Bracewell’s Seth DuCharme recently told Agenda that the Biden administration placed early emphasis on anti-corruption that was picked up and echoed by senior leadership throughout the enforcement agencies. The talent in those agencies, however, largely remains the same across administrations, so it will take some time for new systems and priorities to be implemented at the law enforcement organizations.
In terms of foreign business, boards must ensure that the company is educating dealmakers regularly on the boundaries between the culture of deal-making and criminality under US law, said DuCharme.
“Compliance has to be holistic,” said DuCharme. He explained that in the past, companies have compartmentalized their sanctions group, their FCPA group, their cyber group and others, operating without a lot of coordination and internal cross-communication. Given the high stakes and the Biden administration’s anti-corruption strategy, boards should ensure the different segments of their companies’ anti-corruption and bribery programs are working together effectively.

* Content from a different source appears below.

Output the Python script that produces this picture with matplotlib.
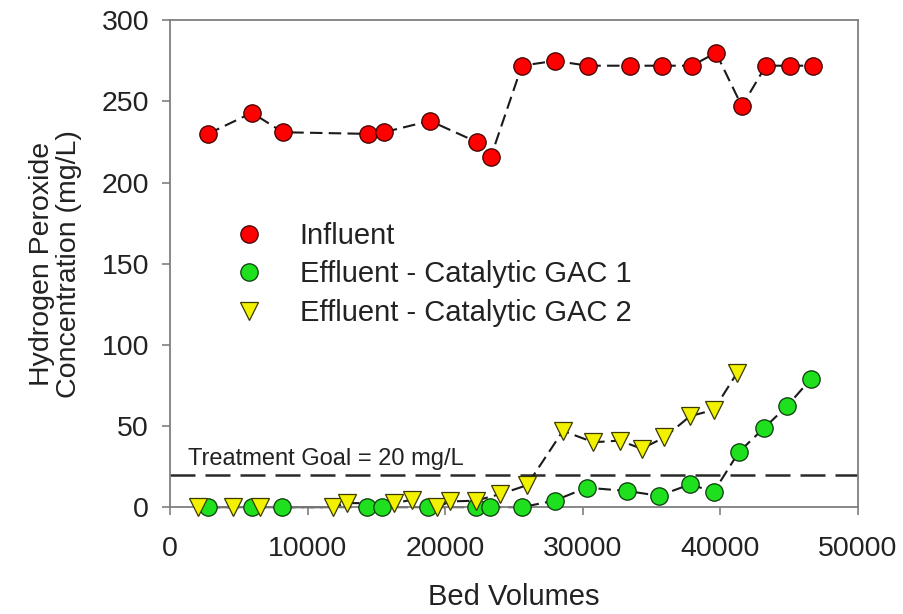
import matplotlib
matplotlib.use("Agg")
import matplotlib.pyplot as plt

# ---------------------------------------------------------------
# Hydrogen peroxide breakthrough on catalytic GAC columns
# ---------------------------------------------------------------
plt.rcParams["font.family"] = ["Liberation Sans", "DejaVu Sans"]

TEXT = "#222222"
SPINE = "#7F7F7F"

# Influent
inf_bv = [2760, 5960, 8200, 14380, 15550, 18900, 22300, 23330, 25580, 27980,
          30380, 33430, 35760, 37940, 39680, 41570, 43310, 45060, 46730]
inf_conc = [230, 243, 231, 230, 231, 238, 225, 216, 272, 275,
            272, 272, 272, 272, 280, 247, 272, 272, 272]

# Effluent - Catalytic GAC 1
gac1_bv = [2760, 5960, 8150, 14320, 15440, 18750, 22210, 23260, 25580, 27950,
           30280, 33210, 35540, 37790, 39530, 41350, 43210, 44880, 46580]
gac1_conc = [0, 0, 0, 0, 0, 0, 0, 0, 0, 4,
             12, 10, 7, 14, 9.5, 34, 49, 62.5, 79]

# Effluent - Catalytic GAC 2
gac2_bv = [2010, 4590, 6540, 11870, 12860, 16280, 17590, 19440, 20350, 22210,
           23990, 25950, 28560, 30780, 32700, 34280, 35940, 37790, 39530, 41200]
gac2_conc = [0, 0, 0, 0, 2.5, 2.5, 4.5, 0, 3.5, 4,
             8, 13.5, 47, 40, 41, 36, 43, 56, 60, 82.5]

GOAL = 20

fig = plt.figure(figsize=(9.04, 6.14), dpi=100)
ax = fig.add_axes([0.188, 0.174, 0.761, 0.793])

series = [
    (inf_bv, inf_conc, "o", "#FF0000", "#3A0000", "Influent"),
    (gac1_bv, gac1_conc, "o", "#1EE01E", "#0A3A0A", "Effluent - Catalytic GAC 1"),
    (gac2_bv, gac2_conc, "v", "#F2F200", "#3A3A00", "Effluent - Catalytic GAC 2"),
]

# dashed connectors first, markers on top
for x, y, mk, fc, ec, label in series:
    ax.plot(x, y, color="#1A1A1A", linewidth=1.5, dashes=(6, 3),
            zorder=2, clip_on=False)
for i, (x, y, mk, fc, ec, label) in enumerate(series):
    ax.plot(x, y, linestyle="none", marker=mk, markersize=12.5 if mk == "o" else 13,
            markerfacecolor=fc, markeredgecolor=ec, markeredgewidth=0.9,
            label=label, zorder=4 + i, clip_on=False)

# treatment goal
ax.axhline(GOAL, color="#2A2A2A", linewidth=1.8, dashes=(10, 4), zorder=1)
ax.text(1300, GOAL + 3, "Treatment Goal = 20 mg/L", fontsize=17,
        color=TEXT, ha="left", va="bottom")

ax.set_xlim(0, 50000)
ax.set_ylim(0, 300)
ax.set_xticks([0, 10000, 20000, 30000, 40000, 50000])
ax.set_yticks([0, 50, 100, 150, 200, 250, 300])

ax.tick_params(axis="both", direction="out", length=6, width=1.2, color=SPINE,
               labelsize=20.5, labelcolor=TEXT)
ax.tick_params(axis="y", pad=9)
ax.tick_params(axis="x", pad=15)
for side in ax.spines:
    ax.spines[side].set_color(SPINE)
    ax.spines[side].set_linewidth(1.3)

ax.set_xlabel("Bed Volumes", fontsize=21, color=TEXT, labelpad=15)
ax.set_ylabel("Hydrogen Peroxide\nConcentration (mg/L)", fontsize=20.5,
              color=TEXT, labelpad=14, linespacing=1.05)

ax.legend(loc="upper left", bbox_to_anchor=(0.055, 0.61), frameon=False,
          fontsize=21, labelcolor=TEXT, handletextpad=0.75,
          labelspacing=0.36, borderaxespad=0, numpoints=1)

fig.savefig("out.png", dpi=100)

DuCharme notes that the landscape for monitoring compliance and “know your customer” (KYC) checks dramatically changed following Russia’s invasion of Ukraine and the resulting sanctions. Some international entities are motivated and capable of concealing aspects of their ownership of control and the location of some of their assets. Boards should consequently probe management about compliance programs to promote confidence that the company knows with whom it's doing business in terms of customers and counterparties.